Sometime during her last year, my eyes cleared. It was obvious her condition was going to deteriorate no matter what she or I did.
She was making the most of the life she had left by keeping a good attitude. The least I could do was get off her back and appreciate her and our time together. As much as it hurt, I had to accept the fact that Mama couldn't live forever.
So I stopped nagging and relaxed. I held her hand more, trimmed her nails, brushed her hair. When I pushed her wheelchair, I always kissed the top of her head.
I would ask her questions about her life, tell her about my day, ask her advice, or we would just sit and enjoy old television shows together.
What I miss the most is getting her advice. She was a wise woman up until the very end, even if her memory got a little blurry at times.

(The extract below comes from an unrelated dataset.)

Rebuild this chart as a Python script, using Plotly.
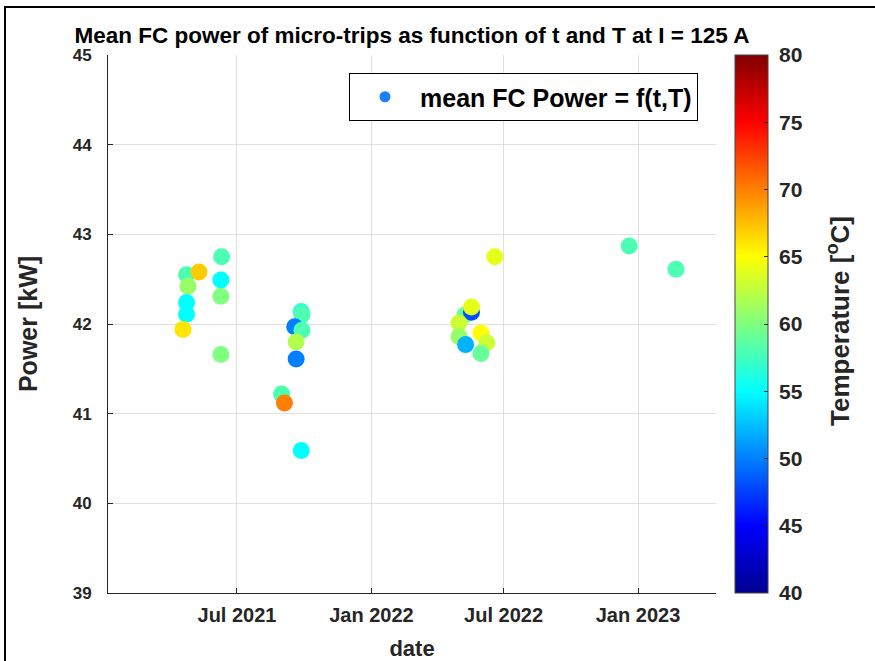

I'll never be as wise as my mom, but here is a little advice for all of you who may be dealing with aging parents. I wrote this on her last birthday, but never published it for some reason.
I wish someone had told me this way back before I went through it, so here you go...
There were days it was tough to be with my mom, especially in that first year after Daddy died.
I admit that for all of you who are dealing with aging parents. Remember, they are going through a lot... perhaps physical pain, remorse and regret, loneliness, helplessness when they've always been the helpers, loss of privacy and independence and memory...
I really don't want to imagine how it must feel.
But if their words hurt you or make you angry (because they are going to lash out at the one who is there because they know you will love them anyway) it's okay to say "I have to leave," and then walk out.
Don't let them engage you in an argument. Don't try to defend yourself. Don't try to reason with them or use logic.
It won't work. Just leave.
But be sure to go back the next day, and act like nothing happened. Because they need you. They appreciate you. They really do.
And above all, they love you, as they always have.